# Directions
Copy out the listing that follows exactly, dropping every picture.

====== Dataset section ======

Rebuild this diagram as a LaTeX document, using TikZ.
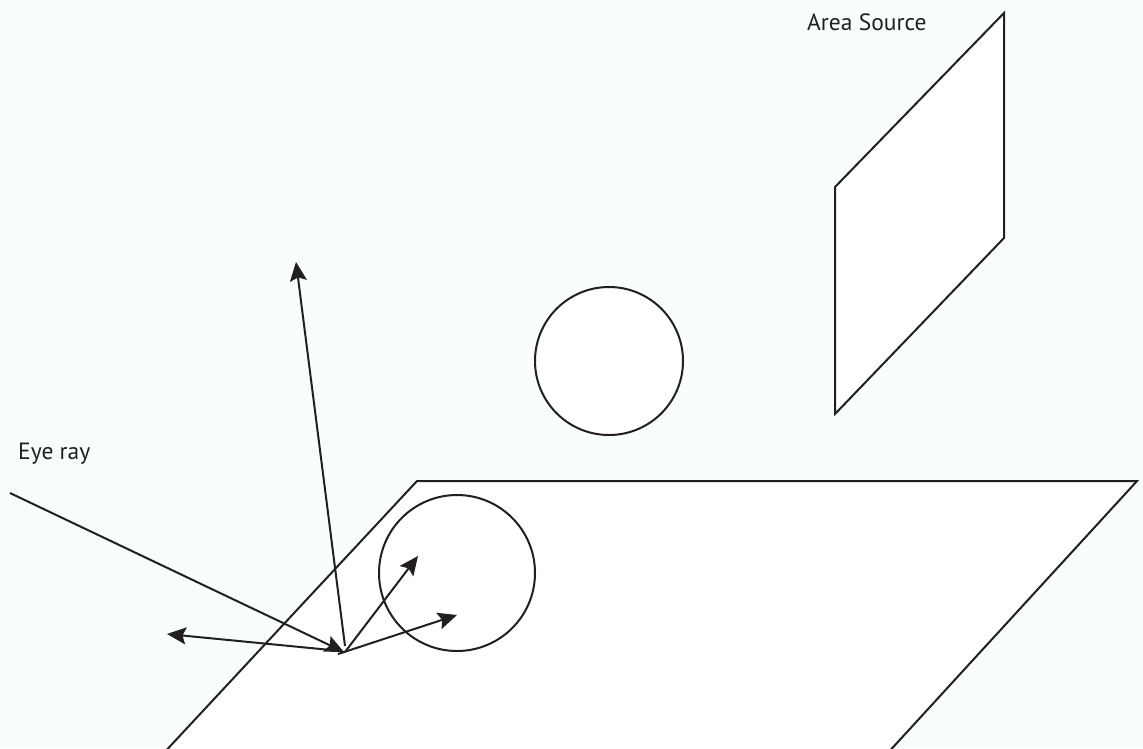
\documentclass[tikz,border=0pt]{standalone}
\usepackage{fontspec}
\setmainfont{PT Sans}
\usetikzlibrary{arrows.meta}
\definecolor{bgc}{RGB}{248,253,253}
\definecolor{ink}{RGB}{35,31,32}
\tikzset{
  shape line/.style={draw=ink, line width=2pt, fill=white, line join=miter},
  ray/.style={draw=ink, line width=2pt},
  arrowray/.style={ray, -{Stealth[length=19pt,width=17pt,inset=3.5pt]}},
  lbl/.style={text=ink, font=\fontsize{23.5}{26}\selectfont, inner sep=0pt}
}
\begin{document}
\begin{tikzpicture}[x=1pt,y=-1pt]
\fill[bgc] (0,0) rectangle (1143,748);
\useasboundingbox (0,0) rectangle (1143,748);
\begin{scope}
\clip (0,0) rectangle (1143,748);
% plane
\path[shape line] (417,481) -- (1137,481) -- (885,756) -- (161,756) -- cycle;
\end{scope}
% area source
\path[shape line] (1004,13) -- (1004,238) -- (835,414) -- (835,187) -- cycle;
% spheres
\node[shape line, circle, minimum size=148pt, inner sep=0pt] (s1) at (609,361) {};
\node[shape line, circle, minimum size=156pt, inner sep=0pt] (s2) at (457,573) {};
% labels
\node[lbl, anchor=base west] (eye) at (18,459) {Eye ray};
\node[lbl, anchor=base west] (area) at (807,30) {Area Source};
% rays
\coordinate (hit) at (344,652);
\coordinate (eyestart) at (10,493);
\coordinate (up) at (296,262);
\coordinate (left) at (167,634);
\coordinate (inner) at (418,556);
\coordinate (right) at (457,615);
\coordinate (base) at (338,654);
\draw[arrowray] (eyestart) -- (hit);
\draw[arrowray] (345,646) -- (up);
\draw[arrowray] (341,651) -- (left);
\draw[arrowray] (345,652) -- (inner);
\draw[arrowray] (base) -- (right);
\end{tikzpicture}
\end{document}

======

# Full answer
Rebuild this diagram as a LaTeX document, using TikZ.
\documentclass[tikz,border=0pt]{standalone}
\usepackage{fontspec}
\setmainfont{PT Sans}
\usetikzlibrary{arrows.meta}
\definecolor{bgc}{RGB}{248,253,253}
\definecolor{ink}{RGB}{35,31,32}
\tikzset{
  shape line/.style={draw=ink, line width=2pt, fill=white, line join=miter},
  ray/.style={draw=ink, line width=2pt},
  arrowray/.style={ray, -{Stealth[length=19pt,width=17pt,inset=3.5pt]}},
  lbl/.style={text=ink, font=\fontsize{23.5}{26}\selectfont, inner sep=0pt}
}
\begin{document}
\begin{tikzpicture}[x=1pt,y=-1pt]
\fill[bgc] (0,0) rectangle (1143,748);
\useasboundingbox (0,0) rectangle (1143,748);
\begin{scope}
\clip (0,0) rectangle (1143,748);
% plane
\path[shape line] (417,481) -- (1137,481) -- (885,756) -- (161,756) -- cycle;
\end{scope}
% area source
\path[shape line] (1004,13) -- (1004,238) -- (835,414) -- (835,187) -- cycle;
% spheres
\node[shape line, circle, minimum size=148pt, inner sep=0pt] (s1) at (609,361) {};
\node[shape line, circle, minimum size=156pt, inner sep=0pt] (s2) at (457,573) {};
% labels
\node[lbl, anchor=base west] (eye) at (18,459) {Eye ray};
\node[lbl, anchor=base west] (area) at (807,30) {Area Source};
% rays
\coordinate (hit) at (344,652);
\coordinate (eyestart) at (10,493);
\coordinate (up) at (296,262);
\coordinate (left) at (167,634);
\coordinate (inner) at (418,556);
\coordinate (right) at (457,615);
\coordinate (base) at (338,654);
\draw[arrowray] (eyestart) -- (hit);
\draw[arrowray] (345,646) -- (up);
\draw[arrowray] (341,651) -- (left);
\draw[arrowray] (345,652) -- (inner);
\draw[arrowray] (base) -- (right);
\end{tikzpicture}
\end{document}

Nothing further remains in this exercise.